● **The problem**:
Copy exactly, please, the lines of the data from its start through the line containing "from matplotlib.ticker import".

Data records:
--

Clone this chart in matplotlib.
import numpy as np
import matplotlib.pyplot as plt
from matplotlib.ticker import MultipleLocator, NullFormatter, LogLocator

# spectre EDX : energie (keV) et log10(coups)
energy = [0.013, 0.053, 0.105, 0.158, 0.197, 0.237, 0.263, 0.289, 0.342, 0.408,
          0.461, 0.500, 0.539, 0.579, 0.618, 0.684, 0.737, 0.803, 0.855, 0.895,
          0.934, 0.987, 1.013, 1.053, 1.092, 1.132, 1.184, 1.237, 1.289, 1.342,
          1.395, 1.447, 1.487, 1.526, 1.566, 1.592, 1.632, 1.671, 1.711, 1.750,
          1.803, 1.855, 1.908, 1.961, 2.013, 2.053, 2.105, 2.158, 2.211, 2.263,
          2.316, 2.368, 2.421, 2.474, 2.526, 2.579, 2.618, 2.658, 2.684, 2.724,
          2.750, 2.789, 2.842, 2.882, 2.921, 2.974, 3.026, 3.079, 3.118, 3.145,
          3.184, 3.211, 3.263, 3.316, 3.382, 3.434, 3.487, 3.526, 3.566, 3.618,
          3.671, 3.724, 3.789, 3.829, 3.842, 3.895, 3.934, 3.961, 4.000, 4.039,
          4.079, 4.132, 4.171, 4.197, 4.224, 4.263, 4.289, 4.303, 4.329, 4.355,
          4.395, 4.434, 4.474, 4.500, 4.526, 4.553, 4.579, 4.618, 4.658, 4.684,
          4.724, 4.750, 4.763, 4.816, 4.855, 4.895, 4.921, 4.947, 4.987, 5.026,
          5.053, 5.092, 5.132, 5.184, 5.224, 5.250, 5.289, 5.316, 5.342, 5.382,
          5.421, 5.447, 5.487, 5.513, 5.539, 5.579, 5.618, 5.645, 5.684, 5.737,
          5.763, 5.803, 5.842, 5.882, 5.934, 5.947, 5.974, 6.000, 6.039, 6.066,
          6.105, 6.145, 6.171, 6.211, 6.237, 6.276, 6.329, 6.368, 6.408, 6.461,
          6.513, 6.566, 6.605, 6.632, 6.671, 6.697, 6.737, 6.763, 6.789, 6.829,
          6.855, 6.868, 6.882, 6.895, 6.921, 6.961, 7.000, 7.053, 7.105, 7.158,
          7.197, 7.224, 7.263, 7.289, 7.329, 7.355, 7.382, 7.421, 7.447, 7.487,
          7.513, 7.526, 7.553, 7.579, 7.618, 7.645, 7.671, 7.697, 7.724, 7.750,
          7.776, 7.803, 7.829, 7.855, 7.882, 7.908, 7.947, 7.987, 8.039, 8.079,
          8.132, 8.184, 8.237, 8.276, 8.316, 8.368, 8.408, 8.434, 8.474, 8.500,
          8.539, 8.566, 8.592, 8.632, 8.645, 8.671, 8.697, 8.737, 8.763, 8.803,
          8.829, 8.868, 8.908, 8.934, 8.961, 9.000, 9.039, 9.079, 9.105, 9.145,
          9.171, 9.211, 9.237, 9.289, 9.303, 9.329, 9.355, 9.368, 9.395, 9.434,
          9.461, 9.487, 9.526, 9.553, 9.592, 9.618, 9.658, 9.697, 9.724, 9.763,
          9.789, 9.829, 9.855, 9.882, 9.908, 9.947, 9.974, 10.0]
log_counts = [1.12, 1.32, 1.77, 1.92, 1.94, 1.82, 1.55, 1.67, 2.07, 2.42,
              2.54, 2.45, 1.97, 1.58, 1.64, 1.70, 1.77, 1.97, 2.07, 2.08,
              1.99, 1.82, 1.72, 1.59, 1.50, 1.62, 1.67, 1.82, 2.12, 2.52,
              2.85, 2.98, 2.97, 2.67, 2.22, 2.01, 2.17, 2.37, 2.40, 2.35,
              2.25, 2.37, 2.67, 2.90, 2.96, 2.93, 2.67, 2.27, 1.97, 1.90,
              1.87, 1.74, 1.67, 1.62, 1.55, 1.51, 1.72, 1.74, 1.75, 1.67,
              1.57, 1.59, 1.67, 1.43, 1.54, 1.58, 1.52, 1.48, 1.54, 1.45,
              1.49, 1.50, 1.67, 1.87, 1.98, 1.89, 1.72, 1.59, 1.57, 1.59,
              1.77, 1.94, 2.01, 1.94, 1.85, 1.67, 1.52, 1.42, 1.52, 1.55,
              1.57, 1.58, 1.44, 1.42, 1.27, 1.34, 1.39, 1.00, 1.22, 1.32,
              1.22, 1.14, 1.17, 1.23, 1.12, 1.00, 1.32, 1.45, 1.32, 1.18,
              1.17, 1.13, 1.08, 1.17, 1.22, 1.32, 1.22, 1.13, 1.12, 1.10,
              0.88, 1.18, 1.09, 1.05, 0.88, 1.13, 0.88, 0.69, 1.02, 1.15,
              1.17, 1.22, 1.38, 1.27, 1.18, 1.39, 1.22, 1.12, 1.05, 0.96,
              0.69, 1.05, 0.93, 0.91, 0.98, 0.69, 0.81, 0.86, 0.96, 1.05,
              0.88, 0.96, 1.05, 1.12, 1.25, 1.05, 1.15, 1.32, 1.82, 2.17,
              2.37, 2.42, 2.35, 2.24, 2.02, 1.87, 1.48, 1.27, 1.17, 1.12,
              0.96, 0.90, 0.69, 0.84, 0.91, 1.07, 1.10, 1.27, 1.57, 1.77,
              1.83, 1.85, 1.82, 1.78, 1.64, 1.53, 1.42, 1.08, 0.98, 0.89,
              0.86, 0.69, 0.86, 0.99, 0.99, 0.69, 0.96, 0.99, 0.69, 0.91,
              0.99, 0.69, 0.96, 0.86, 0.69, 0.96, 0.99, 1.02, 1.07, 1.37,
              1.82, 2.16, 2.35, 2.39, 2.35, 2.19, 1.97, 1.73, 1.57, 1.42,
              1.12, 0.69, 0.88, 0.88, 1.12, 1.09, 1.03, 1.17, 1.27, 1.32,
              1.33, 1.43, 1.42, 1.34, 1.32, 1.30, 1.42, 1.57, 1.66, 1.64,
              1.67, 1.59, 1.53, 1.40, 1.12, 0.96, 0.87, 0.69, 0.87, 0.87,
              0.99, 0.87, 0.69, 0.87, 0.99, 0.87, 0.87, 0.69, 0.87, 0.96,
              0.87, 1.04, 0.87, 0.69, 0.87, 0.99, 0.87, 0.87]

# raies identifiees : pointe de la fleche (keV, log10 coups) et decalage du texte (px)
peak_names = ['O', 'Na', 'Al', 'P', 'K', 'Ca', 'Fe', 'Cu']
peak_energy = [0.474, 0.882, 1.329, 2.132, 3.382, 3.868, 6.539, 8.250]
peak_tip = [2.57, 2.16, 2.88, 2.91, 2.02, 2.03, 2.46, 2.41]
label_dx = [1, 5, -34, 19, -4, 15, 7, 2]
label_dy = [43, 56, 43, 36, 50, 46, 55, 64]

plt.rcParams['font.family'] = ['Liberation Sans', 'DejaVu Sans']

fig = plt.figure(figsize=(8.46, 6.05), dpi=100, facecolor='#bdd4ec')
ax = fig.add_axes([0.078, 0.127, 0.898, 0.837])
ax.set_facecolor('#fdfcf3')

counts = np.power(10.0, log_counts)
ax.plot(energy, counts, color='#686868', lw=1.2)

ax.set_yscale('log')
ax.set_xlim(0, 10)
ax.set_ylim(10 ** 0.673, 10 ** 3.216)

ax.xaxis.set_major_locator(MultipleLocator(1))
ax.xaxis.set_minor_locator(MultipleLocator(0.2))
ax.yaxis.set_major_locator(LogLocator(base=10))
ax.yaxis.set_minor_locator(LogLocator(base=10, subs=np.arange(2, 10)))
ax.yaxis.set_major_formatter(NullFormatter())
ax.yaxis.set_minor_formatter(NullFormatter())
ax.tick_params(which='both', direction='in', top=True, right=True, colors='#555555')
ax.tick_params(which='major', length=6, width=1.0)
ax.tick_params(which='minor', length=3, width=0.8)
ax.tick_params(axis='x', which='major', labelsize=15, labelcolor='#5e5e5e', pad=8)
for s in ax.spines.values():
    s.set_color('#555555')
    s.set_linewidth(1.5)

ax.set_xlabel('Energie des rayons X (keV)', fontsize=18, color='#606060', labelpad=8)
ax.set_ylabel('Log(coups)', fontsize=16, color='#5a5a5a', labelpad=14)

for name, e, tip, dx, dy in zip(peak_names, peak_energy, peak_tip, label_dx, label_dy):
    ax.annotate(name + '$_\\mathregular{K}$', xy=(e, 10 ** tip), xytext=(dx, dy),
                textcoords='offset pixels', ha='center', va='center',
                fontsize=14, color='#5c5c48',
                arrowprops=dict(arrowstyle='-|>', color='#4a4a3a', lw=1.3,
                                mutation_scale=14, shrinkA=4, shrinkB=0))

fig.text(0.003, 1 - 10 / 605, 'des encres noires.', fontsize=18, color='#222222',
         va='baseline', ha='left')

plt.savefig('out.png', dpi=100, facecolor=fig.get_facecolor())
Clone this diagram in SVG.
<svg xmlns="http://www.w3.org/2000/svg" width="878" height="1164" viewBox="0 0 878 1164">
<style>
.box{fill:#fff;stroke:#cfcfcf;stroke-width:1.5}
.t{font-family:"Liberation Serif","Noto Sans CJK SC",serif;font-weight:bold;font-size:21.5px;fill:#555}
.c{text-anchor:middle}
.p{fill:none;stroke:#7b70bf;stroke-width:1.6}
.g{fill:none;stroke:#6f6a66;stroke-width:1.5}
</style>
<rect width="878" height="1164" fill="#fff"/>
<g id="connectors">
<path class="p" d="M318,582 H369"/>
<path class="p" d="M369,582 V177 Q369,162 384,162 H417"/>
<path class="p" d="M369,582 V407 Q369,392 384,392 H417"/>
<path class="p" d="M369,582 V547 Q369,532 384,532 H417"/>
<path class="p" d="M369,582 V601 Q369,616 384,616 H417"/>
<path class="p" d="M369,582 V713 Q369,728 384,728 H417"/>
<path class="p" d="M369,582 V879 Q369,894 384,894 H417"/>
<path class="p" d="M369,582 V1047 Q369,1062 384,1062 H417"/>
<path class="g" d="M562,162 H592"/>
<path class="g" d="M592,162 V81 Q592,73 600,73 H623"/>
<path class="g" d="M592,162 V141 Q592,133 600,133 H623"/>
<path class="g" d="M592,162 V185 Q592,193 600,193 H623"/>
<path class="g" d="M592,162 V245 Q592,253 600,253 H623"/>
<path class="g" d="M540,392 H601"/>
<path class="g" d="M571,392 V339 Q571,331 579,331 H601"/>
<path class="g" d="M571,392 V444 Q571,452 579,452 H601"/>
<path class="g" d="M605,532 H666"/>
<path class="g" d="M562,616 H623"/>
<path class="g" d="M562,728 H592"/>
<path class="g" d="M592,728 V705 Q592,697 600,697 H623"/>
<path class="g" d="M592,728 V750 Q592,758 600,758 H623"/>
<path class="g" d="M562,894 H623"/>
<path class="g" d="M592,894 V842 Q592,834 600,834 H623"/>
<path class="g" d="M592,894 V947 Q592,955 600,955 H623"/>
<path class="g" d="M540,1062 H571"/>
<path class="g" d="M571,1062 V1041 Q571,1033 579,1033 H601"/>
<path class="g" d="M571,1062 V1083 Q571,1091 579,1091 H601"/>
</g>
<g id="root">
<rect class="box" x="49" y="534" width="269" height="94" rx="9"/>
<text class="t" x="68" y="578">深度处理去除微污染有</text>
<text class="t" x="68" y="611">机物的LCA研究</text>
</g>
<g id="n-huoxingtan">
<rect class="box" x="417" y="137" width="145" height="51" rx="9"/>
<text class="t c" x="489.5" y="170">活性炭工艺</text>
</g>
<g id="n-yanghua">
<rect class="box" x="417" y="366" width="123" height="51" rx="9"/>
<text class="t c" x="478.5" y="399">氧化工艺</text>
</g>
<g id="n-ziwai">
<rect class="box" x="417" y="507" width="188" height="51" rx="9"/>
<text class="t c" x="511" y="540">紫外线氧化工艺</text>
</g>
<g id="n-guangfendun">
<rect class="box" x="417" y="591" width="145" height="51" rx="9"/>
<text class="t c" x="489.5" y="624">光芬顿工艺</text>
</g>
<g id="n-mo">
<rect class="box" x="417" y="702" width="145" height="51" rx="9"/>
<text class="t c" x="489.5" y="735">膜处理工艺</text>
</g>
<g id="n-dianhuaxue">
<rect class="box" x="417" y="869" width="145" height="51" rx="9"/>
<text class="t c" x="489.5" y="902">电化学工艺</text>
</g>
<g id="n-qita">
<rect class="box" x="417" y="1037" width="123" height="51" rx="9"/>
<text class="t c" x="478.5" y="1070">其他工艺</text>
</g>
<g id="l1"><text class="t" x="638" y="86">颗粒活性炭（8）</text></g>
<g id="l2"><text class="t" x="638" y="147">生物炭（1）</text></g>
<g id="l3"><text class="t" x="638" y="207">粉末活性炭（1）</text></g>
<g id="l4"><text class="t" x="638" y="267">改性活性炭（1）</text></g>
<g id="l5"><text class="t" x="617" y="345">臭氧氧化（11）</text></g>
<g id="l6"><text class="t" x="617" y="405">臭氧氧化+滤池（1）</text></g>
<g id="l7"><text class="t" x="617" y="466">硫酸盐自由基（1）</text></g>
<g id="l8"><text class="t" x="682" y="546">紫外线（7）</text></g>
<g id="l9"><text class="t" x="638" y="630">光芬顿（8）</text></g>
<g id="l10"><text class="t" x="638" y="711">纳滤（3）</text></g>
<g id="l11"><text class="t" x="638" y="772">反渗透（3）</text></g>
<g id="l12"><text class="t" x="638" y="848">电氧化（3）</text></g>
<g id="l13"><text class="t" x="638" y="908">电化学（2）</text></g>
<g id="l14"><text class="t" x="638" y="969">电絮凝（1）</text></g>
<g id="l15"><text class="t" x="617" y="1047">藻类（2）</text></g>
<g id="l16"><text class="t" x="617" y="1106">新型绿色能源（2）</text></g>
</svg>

--

● **Solution to this task**:
Clone this chart in matplotlib.
import numpy as np
import matplotlib.pyplot as plt
from matplotlib.ticker import MultipleLocator, NullFormatter, LogLocator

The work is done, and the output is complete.